Problem to solve —
Pick out the lines in the listing below that contain the word "with" and copy them.

============

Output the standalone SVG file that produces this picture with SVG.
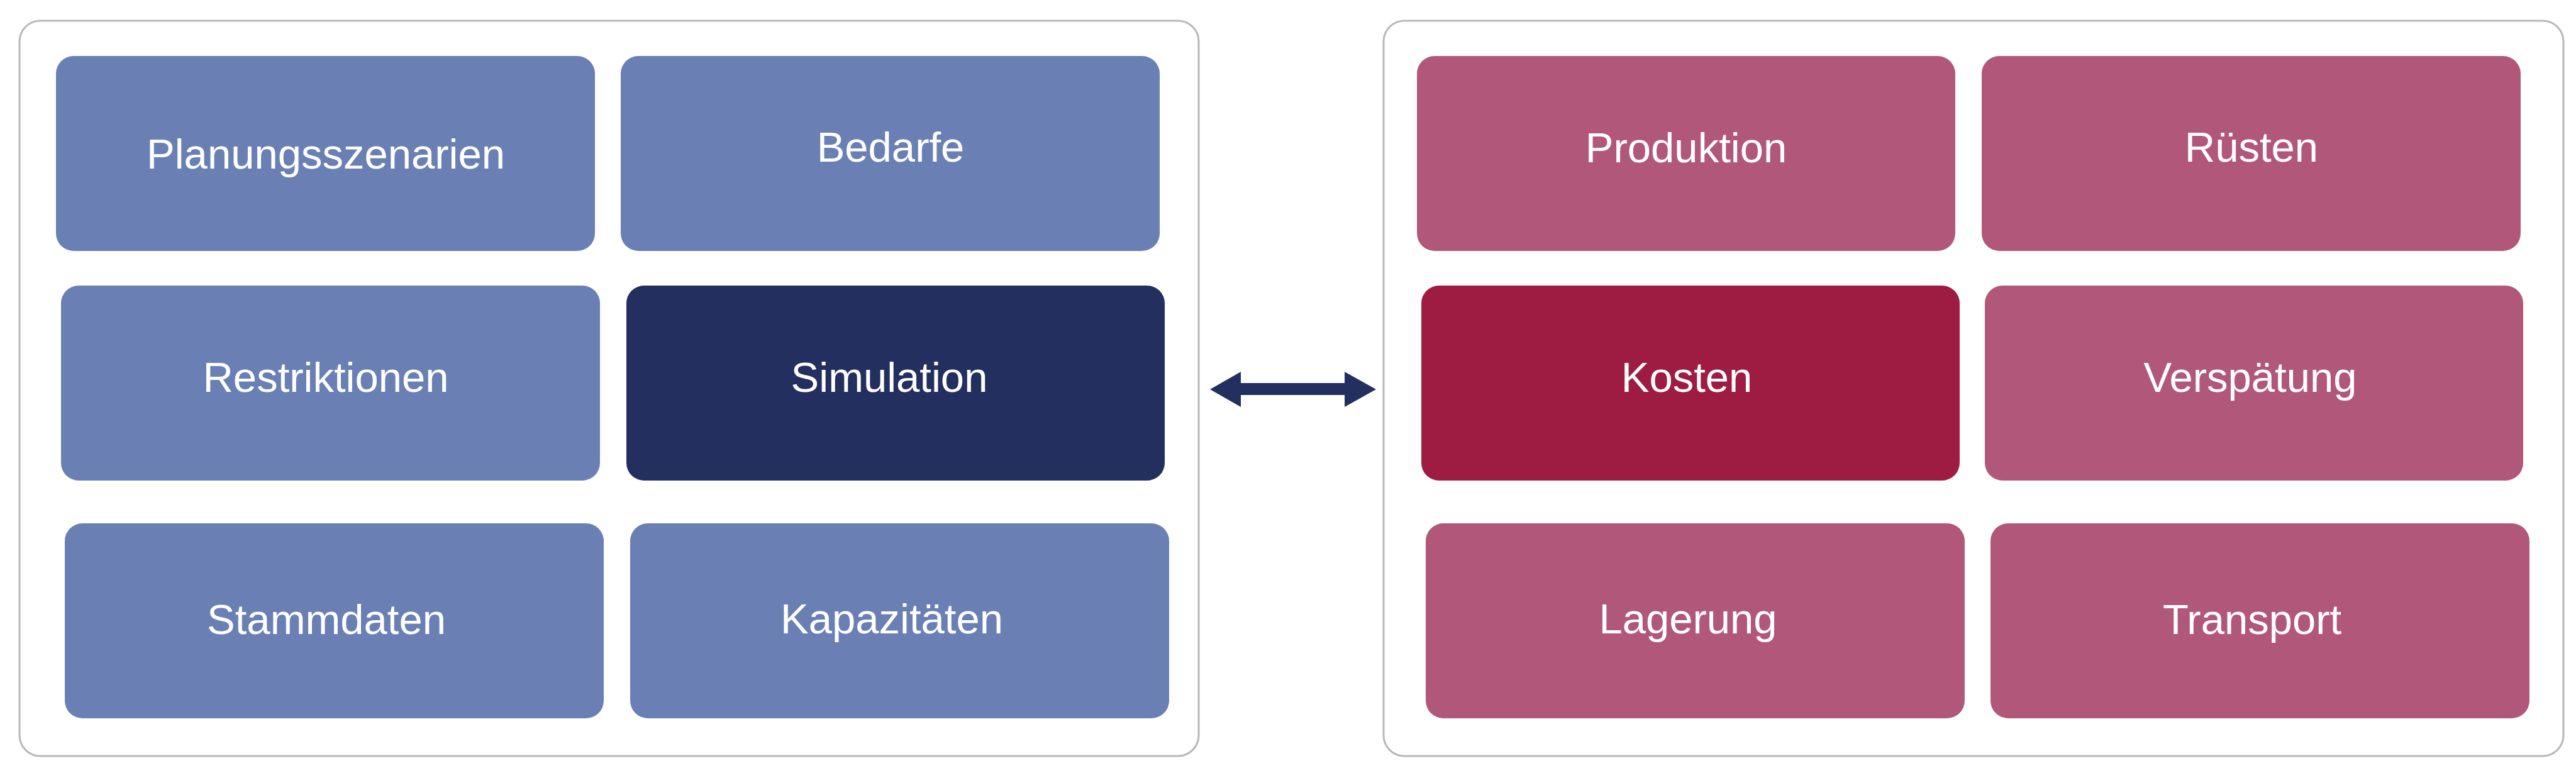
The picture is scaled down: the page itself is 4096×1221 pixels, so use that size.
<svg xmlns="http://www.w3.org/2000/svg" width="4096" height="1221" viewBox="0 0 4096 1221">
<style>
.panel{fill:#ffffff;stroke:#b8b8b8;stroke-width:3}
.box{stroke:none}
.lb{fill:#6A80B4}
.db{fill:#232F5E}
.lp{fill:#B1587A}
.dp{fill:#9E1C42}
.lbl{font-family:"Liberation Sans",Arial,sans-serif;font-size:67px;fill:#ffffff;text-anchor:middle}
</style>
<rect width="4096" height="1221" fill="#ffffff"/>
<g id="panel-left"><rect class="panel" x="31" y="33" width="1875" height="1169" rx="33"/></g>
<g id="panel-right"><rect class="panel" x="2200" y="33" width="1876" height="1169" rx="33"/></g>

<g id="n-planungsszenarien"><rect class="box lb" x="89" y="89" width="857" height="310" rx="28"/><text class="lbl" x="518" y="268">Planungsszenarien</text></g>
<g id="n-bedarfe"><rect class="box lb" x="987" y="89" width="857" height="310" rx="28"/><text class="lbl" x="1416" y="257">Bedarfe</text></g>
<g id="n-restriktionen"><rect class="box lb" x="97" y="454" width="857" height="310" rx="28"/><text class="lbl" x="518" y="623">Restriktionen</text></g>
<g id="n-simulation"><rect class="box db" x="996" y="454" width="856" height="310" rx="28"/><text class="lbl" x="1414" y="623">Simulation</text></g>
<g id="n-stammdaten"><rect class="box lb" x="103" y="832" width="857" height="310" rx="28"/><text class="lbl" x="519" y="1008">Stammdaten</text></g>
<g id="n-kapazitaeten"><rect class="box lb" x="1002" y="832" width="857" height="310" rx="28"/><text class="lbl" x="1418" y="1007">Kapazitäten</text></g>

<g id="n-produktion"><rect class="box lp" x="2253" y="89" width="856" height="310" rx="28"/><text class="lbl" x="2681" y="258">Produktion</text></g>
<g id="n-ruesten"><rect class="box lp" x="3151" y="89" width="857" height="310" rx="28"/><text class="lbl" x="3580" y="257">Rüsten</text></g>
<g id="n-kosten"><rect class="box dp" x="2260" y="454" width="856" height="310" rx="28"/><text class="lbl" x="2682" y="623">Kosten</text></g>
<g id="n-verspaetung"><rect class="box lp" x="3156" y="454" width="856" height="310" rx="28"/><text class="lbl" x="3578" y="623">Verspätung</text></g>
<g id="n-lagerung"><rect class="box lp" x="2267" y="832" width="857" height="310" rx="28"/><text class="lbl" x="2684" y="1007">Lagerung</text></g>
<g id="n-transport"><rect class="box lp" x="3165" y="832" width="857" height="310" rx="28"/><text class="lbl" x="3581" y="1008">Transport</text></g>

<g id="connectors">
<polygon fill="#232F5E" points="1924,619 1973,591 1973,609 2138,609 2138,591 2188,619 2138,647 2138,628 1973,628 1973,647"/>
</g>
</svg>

============

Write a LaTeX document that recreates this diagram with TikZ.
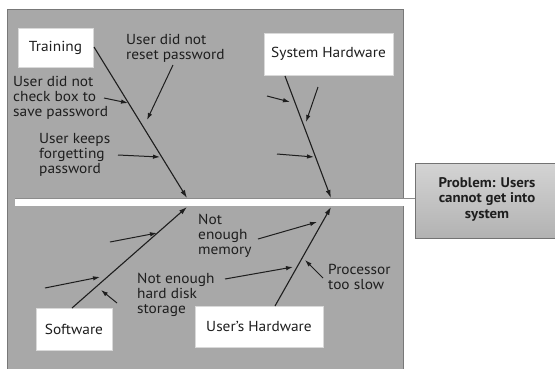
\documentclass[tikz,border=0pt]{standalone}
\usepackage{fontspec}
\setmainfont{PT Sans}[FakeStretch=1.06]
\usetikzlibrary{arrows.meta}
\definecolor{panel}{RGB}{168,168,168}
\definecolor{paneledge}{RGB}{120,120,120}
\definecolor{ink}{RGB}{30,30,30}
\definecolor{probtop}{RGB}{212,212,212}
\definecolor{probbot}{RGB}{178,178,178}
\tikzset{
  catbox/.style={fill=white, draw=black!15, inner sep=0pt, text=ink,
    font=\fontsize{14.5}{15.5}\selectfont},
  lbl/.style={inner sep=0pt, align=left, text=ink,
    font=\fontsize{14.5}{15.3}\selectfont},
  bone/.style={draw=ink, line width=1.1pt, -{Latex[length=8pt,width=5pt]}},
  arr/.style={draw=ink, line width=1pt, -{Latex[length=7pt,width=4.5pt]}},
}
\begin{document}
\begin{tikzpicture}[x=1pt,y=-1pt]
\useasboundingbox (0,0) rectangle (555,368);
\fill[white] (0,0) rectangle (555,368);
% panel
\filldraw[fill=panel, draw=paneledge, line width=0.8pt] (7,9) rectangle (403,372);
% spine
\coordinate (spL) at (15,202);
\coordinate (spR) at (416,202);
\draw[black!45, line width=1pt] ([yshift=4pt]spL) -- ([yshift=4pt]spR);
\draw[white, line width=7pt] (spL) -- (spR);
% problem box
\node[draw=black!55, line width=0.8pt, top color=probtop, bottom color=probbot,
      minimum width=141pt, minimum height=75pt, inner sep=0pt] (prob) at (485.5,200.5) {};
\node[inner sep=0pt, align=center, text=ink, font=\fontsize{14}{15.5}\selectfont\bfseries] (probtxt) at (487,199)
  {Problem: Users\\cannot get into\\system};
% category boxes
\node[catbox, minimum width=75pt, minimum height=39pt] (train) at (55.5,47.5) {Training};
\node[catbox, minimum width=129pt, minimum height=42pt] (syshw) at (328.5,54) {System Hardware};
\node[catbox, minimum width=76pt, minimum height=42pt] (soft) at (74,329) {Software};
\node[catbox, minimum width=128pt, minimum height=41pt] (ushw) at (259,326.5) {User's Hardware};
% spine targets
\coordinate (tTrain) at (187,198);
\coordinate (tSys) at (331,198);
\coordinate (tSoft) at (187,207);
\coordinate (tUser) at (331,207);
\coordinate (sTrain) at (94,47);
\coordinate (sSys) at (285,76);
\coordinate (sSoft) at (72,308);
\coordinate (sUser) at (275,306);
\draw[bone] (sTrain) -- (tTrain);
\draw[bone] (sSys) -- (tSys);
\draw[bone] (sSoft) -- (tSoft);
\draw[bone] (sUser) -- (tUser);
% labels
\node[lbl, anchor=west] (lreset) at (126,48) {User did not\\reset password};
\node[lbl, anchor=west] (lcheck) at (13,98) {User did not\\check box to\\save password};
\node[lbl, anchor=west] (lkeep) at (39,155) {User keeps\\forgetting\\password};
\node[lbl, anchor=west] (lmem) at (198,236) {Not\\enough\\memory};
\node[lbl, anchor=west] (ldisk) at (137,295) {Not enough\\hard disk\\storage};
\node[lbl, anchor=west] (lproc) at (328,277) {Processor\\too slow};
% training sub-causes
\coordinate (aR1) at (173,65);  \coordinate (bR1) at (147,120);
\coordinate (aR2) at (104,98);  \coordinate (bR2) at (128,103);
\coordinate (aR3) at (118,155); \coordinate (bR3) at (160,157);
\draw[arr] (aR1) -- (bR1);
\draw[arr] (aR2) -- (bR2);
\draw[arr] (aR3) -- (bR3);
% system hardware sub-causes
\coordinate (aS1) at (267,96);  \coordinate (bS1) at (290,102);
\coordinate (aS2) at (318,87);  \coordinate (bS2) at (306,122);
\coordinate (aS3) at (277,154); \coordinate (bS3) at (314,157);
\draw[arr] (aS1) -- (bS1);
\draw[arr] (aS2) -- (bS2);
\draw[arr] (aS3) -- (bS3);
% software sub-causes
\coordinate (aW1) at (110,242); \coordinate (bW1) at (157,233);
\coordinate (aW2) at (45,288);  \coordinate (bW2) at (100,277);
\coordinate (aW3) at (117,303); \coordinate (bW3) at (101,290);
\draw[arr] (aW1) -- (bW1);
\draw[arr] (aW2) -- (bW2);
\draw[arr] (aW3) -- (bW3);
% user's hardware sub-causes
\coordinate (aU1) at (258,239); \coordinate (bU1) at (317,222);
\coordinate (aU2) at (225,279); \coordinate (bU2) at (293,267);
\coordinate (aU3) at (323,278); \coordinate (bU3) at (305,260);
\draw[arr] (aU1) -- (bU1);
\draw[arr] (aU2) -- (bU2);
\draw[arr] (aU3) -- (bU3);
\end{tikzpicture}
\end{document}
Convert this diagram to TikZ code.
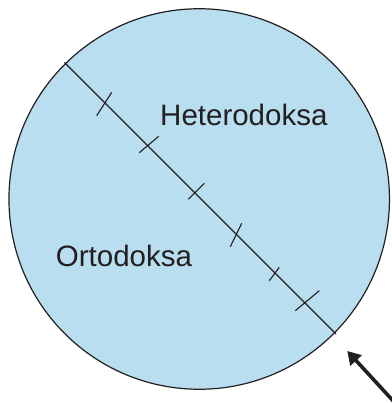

============

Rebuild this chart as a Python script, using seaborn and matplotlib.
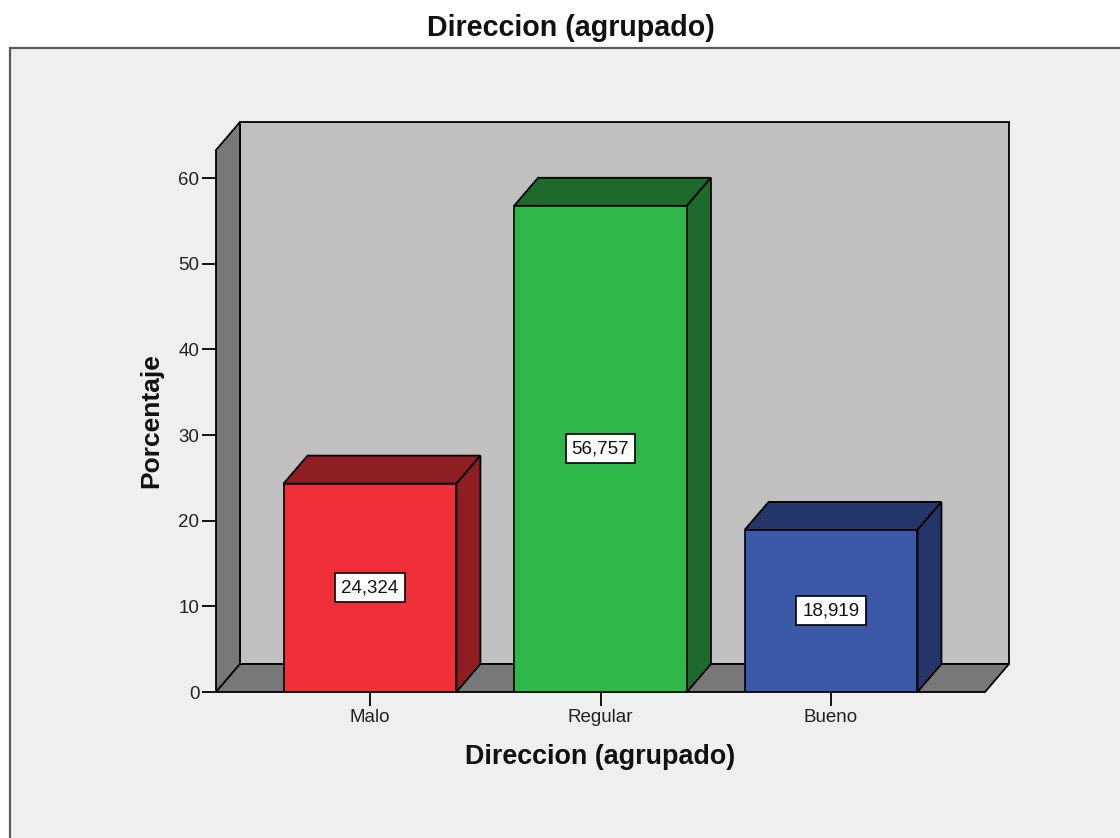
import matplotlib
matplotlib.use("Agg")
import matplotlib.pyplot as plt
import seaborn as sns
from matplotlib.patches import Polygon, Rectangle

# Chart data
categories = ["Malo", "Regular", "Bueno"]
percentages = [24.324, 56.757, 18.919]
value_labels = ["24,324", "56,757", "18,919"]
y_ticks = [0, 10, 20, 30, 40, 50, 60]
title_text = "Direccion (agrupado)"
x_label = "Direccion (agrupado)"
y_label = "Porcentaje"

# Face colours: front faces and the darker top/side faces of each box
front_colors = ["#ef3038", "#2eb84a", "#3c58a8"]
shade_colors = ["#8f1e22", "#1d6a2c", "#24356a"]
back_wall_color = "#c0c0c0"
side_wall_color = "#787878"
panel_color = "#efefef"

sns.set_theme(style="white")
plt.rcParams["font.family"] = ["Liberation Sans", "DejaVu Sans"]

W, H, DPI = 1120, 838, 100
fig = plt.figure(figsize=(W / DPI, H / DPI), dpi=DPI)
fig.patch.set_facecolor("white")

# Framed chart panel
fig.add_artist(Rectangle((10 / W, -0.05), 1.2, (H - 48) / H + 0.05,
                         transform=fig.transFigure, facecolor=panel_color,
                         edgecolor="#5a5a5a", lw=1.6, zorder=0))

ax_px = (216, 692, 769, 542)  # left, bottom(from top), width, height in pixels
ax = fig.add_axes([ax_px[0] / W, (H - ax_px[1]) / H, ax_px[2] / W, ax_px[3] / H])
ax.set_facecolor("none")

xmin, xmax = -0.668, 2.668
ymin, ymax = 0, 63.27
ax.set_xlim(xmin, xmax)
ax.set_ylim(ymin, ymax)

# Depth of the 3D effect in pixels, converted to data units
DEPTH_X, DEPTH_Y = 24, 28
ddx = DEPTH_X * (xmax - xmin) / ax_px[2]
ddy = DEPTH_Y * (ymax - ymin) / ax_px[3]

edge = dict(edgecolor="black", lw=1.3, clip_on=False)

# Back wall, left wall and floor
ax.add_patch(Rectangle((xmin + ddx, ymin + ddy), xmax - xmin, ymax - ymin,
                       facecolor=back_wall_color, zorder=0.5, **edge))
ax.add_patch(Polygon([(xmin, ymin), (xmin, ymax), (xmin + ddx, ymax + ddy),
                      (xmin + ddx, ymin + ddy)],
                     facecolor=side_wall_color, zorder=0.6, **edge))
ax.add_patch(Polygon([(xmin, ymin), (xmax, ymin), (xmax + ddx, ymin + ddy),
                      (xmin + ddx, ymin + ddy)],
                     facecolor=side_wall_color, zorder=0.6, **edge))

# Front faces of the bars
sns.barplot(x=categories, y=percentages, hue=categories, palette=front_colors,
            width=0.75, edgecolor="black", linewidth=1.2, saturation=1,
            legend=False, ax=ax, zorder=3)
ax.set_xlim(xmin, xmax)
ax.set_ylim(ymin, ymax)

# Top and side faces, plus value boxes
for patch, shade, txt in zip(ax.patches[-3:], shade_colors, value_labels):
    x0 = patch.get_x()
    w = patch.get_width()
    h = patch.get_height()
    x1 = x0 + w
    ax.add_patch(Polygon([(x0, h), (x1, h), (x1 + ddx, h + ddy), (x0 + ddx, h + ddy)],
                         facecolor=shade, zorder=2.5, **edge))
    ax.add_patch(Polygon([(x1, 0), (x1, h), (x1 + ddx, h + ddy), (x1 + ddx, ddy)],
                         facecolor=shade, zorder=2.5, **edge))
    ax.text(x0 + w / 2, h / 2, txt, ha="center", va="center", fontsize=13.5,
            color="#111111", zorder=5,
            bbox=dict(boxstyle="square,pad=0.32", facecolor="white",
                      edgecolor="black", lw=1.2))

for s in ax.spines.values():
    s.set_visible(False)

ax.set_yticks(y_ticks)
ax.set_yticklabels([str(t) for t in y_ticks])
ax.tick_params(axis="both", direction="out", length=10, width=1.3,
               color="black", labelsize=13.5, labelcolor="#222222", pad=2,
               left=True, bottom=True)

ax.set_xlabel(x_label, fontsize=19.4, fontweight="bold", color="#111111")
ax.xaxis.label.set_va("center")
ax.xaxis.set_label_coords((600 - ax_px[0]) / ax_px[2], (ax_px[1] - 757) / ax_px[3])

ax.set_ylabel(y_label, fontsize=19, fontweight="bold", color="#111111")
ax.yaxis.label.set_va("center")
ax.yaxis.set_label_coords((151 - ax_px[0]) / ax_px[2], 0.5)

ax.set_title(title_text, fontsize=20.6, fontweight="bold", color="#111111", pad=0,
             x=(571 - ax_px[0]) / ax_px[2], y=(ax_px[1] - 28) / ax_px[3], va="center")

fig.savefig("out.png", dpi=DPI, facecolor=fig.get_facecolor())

============

Task answer —
Output the standalone SVG file that produces this picture with SVG.
Write a LaTeX document that recreates this diagram with TikZ.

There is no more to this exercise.